Les autorités nigériennes viennent de retirer l’accréditation de la journaliste française Nathalie Prevost, actuelle correspondante de TV5 au Niger.
C’est à travers une lettre datée du 21 juin et adressée à l’intéressée, que la ministre de la Communication Amina MOUMOUNI, l’informait, « avec regret », du retrait de l’autorisation de tournage qui lui a été accordée pour servir et valoir sur une période d’une année à compter du 25 octobre 2015.
« Aussi, à compter de ce jour, vous n’êtes plus autorisée à couvrir l’actualité du Niger en tant que correspondante de TV5 » lit-on également dans le document.
Les motifs invoqués par le ministère de la Communication tiennent à « non respect de l’esprit et de la lettre des textes » régissant la presse au Niger.
D’après le parcours de la journaliste dressé par Djibril Saidou, spécialiste en communication, Nathalie Prévost est une journaliste professionnelle, diplômée de Paris-Sorbonne et auteure de plusieurs articles et documentaires sur le Niger. Elle fréquente le Niger depuis une quinzaine d’année, d’abord en tant que consultante-formatrice et a ainsi contribué au renforcement des capacités de plusieurs professionnels des médias nationaux.
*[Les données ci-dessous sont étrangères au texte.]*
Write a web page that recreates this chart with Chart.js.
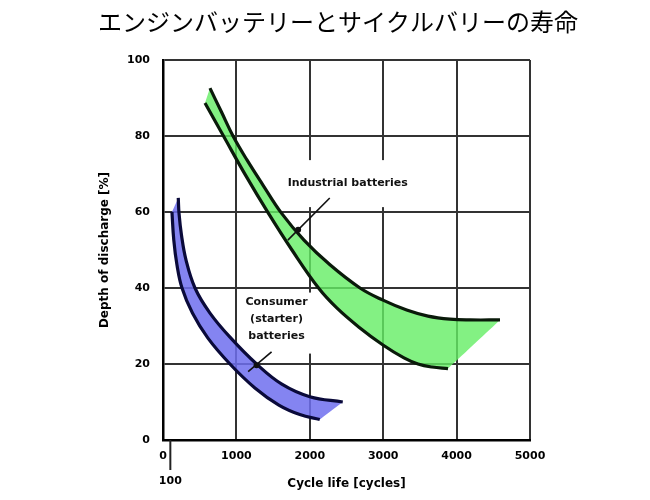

Puis, elle a servi en tant qu’assistante technique de l’association française Contrechamps, avec laquelle elle a accompagné le parachèvement de la formation de plusieurs promotions d’étudiants et élèves de l’IFTIC. Elle a par la suite été correspondante au Niger de plusieurs médias, particulièrement français, surtout après sa décision de s’installer durablement dans le pays à partir de 2003.
« A Niamey qu’elle considère comme sa ville, Nathalie Prévost compte de nombreux amis et aura contribué à faire enrôler beaucoup de jeunes dans le métier du journalisme » se console Djibril Saidou qui tient à faire remarquer que depuis quelques temps déjà, il était loisible de percevoir que sa « couverture » de l’actualité nationale sur les élections et la crise Boko Haram hérissait certaines « têtes » de l’establishment nigérien.
Même si cela n’apparait pas clairement dans la correspondance officielle, le lien est assez évident entre cette décision des autorités et ses récents articles sur la dernière attaque de Boko Haram à Bosso ainsi que sur la situation sur le front de la lutte contre le terrorisme.
Dans un article qu’elle a publié sur le site internet du quotidien français Le Monde version Afrique, elle titrait que l’attaque de Bosso a révélé « la faiblesse de l’armée » avant de remettre une couche dans un autre article sur le même support en rapportant, sur la base des déclarations de sources locales, que « faute d’intervention aérienne venue les tirer d’affaire, les militaires, souvent de très jeunes soldats tout juste sortis de l’école, ont pris la fuite, laissant derrière eux une ville livrée au pillage ainsi qu’un important arsenal de guerre».
Dans la même lancée, la journaliste a pris le contrepied du gouvernement en faisant état de la présence du drapeau noir de Boko Haram à Bosso, ce que contestait à l’époque des faits le gouvernement et elle avait annoncée l’arrivée des troupes tchadiennes au Niger, se basant sur des confirmations des sources sécuritaires tchadiennes comme c’est le cas pour plusieurs médias internationaux. «Une imagination particulièrement débordante de certains journalistes » selon l’expression consacrée en guise de réponse par le ministre d’Etat en charge de l'Intérieur, Mohamed Bazoum, au terme d’une visite dans la région sinistrée en fin de semaine dernière.
Elle a, de ce fait, eu droit à une véritable levée de boucliers de la part des thuriféraires du régime de Niamey sous forme de droit de réponse des plus acerbes et largement relayé par les médias proches du pouvoir.
Aussitôt la décision connue, la communauté des hommes des médias du pays ainsi que les membres de la société civile ont vigoureusement condamné cet acte qui est loin de redorer l’image du pays.
Il faut dire que ces derniers temps, la liberté de la presse est mise à rude épreuve au Niger. Plusieurs journalistes ont été interpellés et incarcérés avec des condamnations pour certains, pour « avoir juste exercé leur métier » selon Reporters Sans Frontières (RSF) et Amnesty International qui ont d’ailleurs tenus à interpeller les autorités nigériennes sur la détérioration progressive de la liberté de presse et d’expression au Niger.